In order to sum up what Burning Man is like for those who have never been there: at some point on Saturday morning/afternoon, Justin and I were hanging around camp and his friend Sunshine burst in, wearing a striped sweater, chaps, and false silver vampire teeth. "It's time to go!" he said. Justin immediately started following him, even before asking why. "My new girlfriend is about to pee in some guy's mouth!" Sunshine explained excitedly as they ran off.
The reason this is so quintessentially Burning Man is because I actually misheard him and thought he said his girlfriend was going to pee in some guy's DUCK. And either of those could have been accurate. (Turned out, she had stage fright and couldn't pee at all, for pancakes or otherwise)
Also in our camp this year was Anti M's nineteen year old Mormon-raised actual nephew. He had a great time. He stayed out all night. He wore fuzzy pants. He learned a bunch of knots at a bondage camp and used them to help tie people's tents down. On Sunday, he said to me that Burning Man was so different from Salt Lake. "Before I saw you," he said, "I had never seen anything that short."
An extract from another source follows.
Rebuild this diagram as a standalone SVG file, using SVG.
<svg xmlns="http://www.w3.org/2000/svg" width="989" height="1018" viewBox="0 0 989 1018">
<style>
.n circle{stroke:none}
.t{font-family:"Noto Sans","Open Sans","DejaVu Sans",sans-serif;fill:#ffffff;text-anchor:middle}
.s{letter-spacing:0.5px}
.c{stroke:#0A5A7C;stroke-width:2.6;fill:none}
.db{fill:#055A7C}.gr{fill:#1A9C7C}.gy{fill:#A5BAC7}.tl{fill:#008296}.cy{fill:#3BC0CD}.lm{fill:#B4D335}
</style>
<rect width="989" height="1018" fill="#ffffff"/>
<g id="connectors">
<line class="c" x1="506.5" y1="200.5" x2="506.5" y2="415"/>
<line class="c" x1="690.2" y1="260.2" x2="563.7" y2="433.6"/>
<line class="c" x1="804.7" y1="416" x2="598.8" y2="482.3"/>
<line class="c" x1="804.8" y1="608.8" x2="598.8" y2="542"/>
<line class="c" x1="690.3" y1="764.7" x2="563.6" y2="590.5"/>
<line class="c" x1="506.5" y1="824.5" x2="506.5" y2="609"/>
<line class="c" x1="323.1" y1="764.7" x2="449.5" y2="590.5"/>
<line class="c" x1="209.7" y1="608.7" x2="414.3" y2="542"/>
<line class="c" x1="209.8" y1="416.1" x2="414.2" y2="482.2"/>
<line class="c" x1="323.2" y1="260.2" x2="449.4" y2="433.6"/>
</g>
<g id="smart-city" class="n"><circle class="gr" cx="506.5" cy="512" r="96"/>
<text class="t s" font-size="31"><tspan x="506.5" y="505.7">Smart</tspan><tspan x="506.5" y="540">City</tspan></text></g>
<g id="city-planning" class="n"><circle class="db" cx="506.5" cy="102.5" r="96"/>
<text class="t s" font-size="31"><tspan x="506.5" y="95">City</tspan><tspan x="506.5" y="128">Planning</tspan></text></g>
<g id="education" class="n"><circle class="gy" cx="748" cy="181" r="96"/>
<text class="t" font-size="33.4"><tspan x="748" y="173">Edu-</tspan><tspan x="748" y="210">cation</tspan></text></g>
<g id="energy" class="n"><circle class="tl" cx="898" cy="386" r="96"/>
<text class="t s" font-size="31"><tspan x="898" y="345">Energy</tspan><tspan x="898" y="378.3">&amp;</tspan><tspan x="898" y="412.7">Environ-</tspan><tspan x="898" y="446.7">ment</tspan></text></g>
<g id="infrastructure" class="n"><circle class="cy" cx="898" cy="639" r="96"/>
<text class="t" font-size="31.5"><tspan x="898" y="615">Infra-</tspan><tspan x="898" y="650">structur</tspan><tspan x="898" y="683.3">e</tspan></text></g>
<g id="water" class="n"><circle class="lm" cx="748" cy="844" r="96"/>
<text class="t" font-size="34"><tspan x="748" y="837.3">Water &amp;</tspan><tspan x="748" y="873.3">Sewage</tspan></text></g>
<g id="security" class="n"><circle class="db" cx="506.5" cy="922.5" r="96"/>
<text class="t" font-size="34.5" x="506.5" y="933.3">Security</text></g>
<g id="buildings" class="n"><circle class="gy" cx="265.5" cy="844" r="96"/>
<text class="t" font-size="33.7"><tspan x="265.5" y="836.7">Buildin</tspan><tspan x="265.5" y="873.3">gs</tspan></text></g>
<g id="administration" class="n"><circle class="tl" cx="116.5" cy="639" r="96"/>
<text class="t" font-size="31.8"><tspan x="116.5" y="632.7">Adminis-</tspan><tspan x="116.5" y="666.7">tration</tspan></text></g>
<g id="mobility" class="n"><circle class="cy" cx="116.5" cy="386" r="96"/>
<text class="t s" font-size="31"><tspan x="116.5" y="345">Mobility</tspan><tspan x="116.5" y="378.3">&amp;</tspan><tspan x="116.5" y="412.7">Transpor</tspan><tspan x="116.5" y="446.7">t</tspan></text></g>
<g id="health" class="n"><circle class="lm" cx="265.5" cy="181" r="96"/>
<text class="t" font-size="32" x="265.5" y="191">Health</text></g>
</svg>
"What?" I said, taking umbrage, since my 5'4" is actually average height, thank you very much.
Turns out, he actually meant what I had been wearing when we met -- viz, a shirt and a pair of panties, no pants. Then, he added with unusual fervour: "I also never saw so many attractive girls before." I hope he got laid.
For me, I spent a very mellow Burning Man. This year was different for me: my life outside of Burning Man is so filled with wonder and excitement and traveling and happiness and joy and creativity that being at Burning Man was unfortunately a bit of an anticlimax. I had all these good intentions -- staying out late dancing, meeting new people, volunteering for a greeter shift -- and instead mostly what I did was hang out with old friends and get about ten hours of sleep every night. It's the same old crazy wonderful ride, but I just don't need it as much.
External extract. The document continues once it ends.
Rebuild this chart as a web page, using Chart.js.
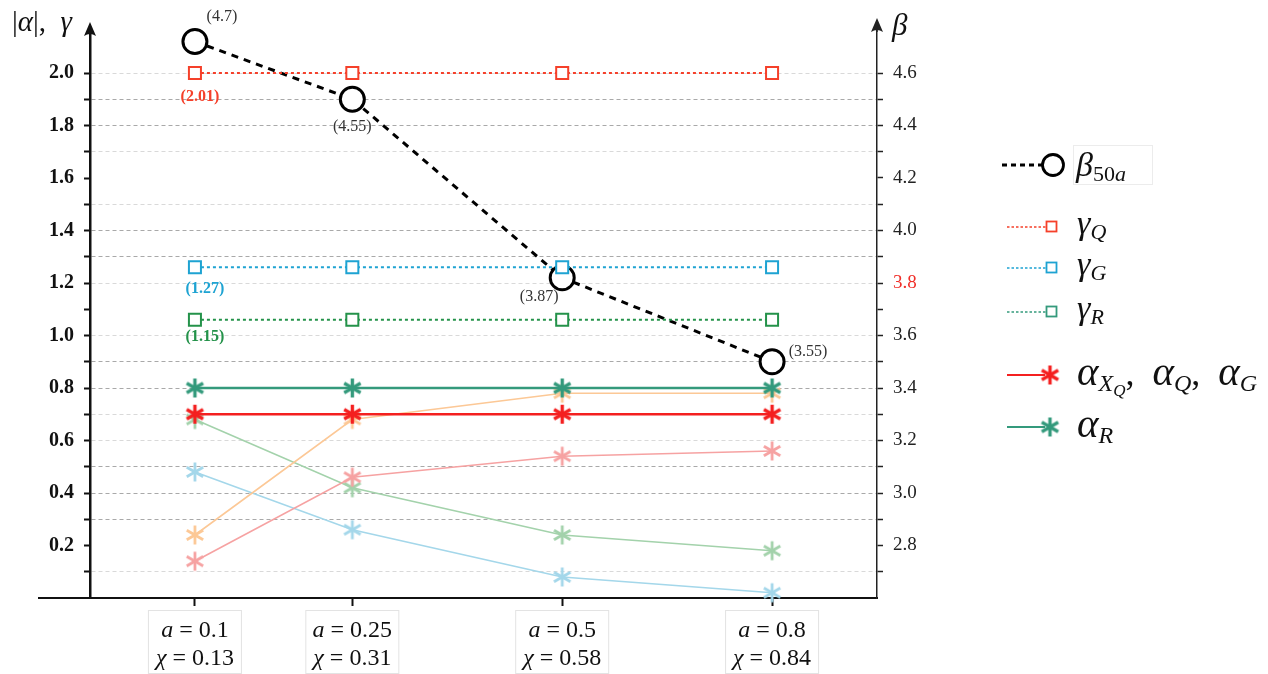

Of course, GETTING to Burning Man involved playing escort vehicle to a crazy flame-painted schoolbus that rarely went faster than 45 miles per hour, through the middle of several hallucinogenic sleep-deprived nights where I would wake up and find someone else driving my car. Leaving Burning Man, we only had a forty five minute wait at most, and I had a wonderful rideshare named Matt in the car with me.
We stopped somewhere in Oregon for the night, at a motel reminiscent of the Bates if the Bates was run by a woman (an actual woman instead of someone in a woman suit), after driving through a tiny corner of California and seeing progressively fewer Burning Man vehicles on the way. Something about a dusty RV covered with bikes driving real slow makes me want to wave at them. :)
Then we drove up to Seattle and stayed in a hippie rotating-house with some friends of Matt's, who were super sweet and amazing. The house was supposedly in the "ghetto", but if that's the ghetto of Seattle, then sign me up. Huge rooms, wood floors, congenial vegan food (that probably doesn't come standard), wonderful company, people who make me tea. I stayed on their couch and woke the next morning to go to a bakery where one of the aforementioned roommates worked, where she gave us drinks, a croissant and gave me a loaf of fresh crusty olive bread for the road.
Then I drove across the border, where I got enthusiastically tossed for drugs (note: even if it's the truth, don't tell the border officials you're coming back from Burning Man), and took the beautiful, islandy ferry ride to Victoria, BC, where I am now. Here, I have Jason, and my beautiful, wonderful, loving ersatz family, whose names I shall not mention to protect their online privacy. :) I've been shopping for organic food, and snuggling, and holding hands, and eating delicious food, and meeting new people and new friends and generally feeling safe and cozy.
Except that I need to have my engine washed. Probably Monday.